EXERCISE DETAILS: List every line below containing "draw".
::::
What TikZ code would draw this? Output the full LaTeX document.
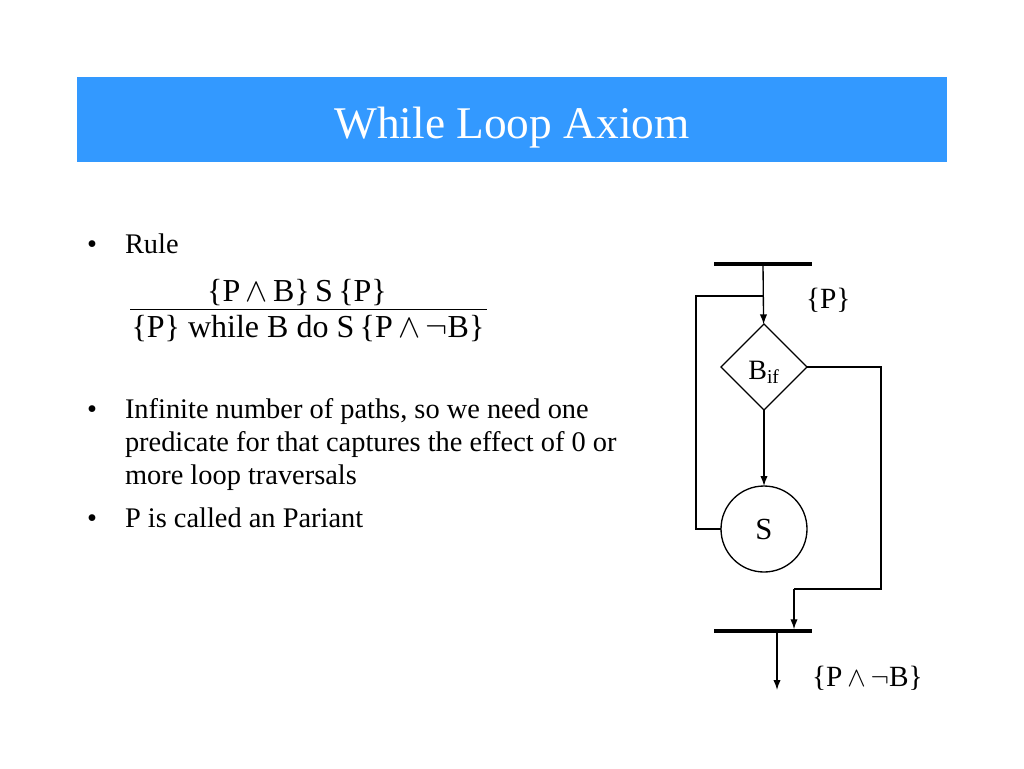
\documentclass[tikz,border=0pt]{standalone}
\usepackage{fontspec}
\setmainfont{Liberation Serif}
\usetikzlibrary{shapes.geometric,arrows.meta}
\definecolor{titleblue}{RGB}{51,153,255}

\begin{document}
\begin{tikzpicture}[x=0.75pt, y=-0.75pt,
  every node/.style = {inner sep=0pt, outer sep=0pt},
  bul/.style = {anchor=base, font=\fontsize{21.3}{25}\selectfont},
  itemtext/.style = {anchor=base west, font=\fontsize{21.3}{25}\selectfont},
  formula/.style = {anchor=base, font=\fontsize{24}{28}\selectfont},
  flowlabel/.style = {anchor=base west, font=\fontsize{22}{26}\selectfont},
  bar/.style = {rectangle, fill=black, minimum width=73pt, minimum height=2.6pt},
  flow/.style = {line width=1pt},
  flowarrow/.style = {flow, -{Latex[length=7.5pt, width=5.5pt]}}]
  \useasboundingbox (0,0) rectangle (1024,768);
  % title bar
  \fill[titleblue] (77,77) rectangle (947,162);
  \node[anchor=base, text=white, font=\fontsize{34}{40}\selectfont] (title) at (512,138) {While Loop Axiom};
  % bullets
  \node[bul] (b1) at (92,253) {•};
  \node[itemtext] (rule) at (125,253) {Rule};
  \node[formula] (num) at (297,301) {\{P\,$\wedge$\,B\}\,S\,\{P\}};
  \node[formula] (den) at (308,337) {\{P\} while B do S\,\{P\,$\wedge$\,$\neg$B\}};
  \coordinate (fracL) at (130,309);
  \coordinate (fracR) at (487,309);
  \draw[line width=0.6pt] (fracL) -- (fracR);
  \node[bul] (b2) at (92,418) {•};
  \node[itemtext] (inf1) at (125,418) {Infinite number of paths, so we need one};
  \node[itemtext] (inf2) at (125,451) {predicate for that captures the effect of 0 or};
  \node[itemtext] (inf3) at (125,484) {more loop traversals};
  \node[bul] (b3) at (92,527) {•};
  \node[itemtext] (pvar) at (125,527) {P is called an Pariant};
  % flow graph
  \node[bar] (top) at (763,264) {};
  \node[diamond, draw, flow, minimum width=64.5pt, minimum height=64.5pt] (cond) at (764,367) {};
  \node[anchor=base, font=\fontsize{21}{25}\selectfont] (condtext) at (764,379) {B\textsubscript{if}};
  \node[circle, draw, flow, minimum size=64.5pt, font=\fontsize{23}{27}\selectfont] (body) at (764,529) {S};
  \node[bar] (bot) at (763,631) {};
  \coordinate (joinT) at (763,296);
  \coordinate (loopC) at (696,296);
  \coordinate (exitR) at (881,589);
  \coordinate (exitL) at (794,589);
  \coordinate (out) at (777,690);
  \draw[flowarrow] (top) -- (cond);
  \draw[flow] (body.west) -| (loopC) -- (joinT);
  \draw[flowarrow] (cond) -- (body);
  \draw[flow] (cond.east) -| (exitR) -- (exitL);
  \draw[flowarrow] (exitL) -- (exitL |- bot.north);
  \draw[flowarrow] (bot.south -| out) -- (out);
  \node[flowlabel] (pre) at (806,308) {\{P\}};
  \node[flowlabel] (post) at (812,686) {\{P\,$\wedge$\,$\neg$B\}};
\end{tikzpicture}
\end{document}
::::
EXERCISE RESULT:
What TikZ code would draw this? Output the full LaTeX document.
  \draw[line width=0.6pt] (fracL) -- (fracR);
  \node[diamond, draw, flow, minimum width=64.5pt, minimum height=64.5pt] (cond) at (764,367) {};
  \node[circle, draw, flow, minimum size=64.5pt, font=\fontsize{23}{27}\selectfont] (body) at (764,529) {S};
  \draw[flowarrow] (top) -- (cond);
  \draw[flow] (body.west) -| (loopC) -- (joinT);
  \draw[flowarrow] (cond) -- (body);
  \draw[flow] (cond.east) -| (exitR) -- (exitL);
  \draw[flowarrow] (exitL) -- (exitL |- bot.north);
  \draw[flowarrow] (bot.south -| out) -- (out);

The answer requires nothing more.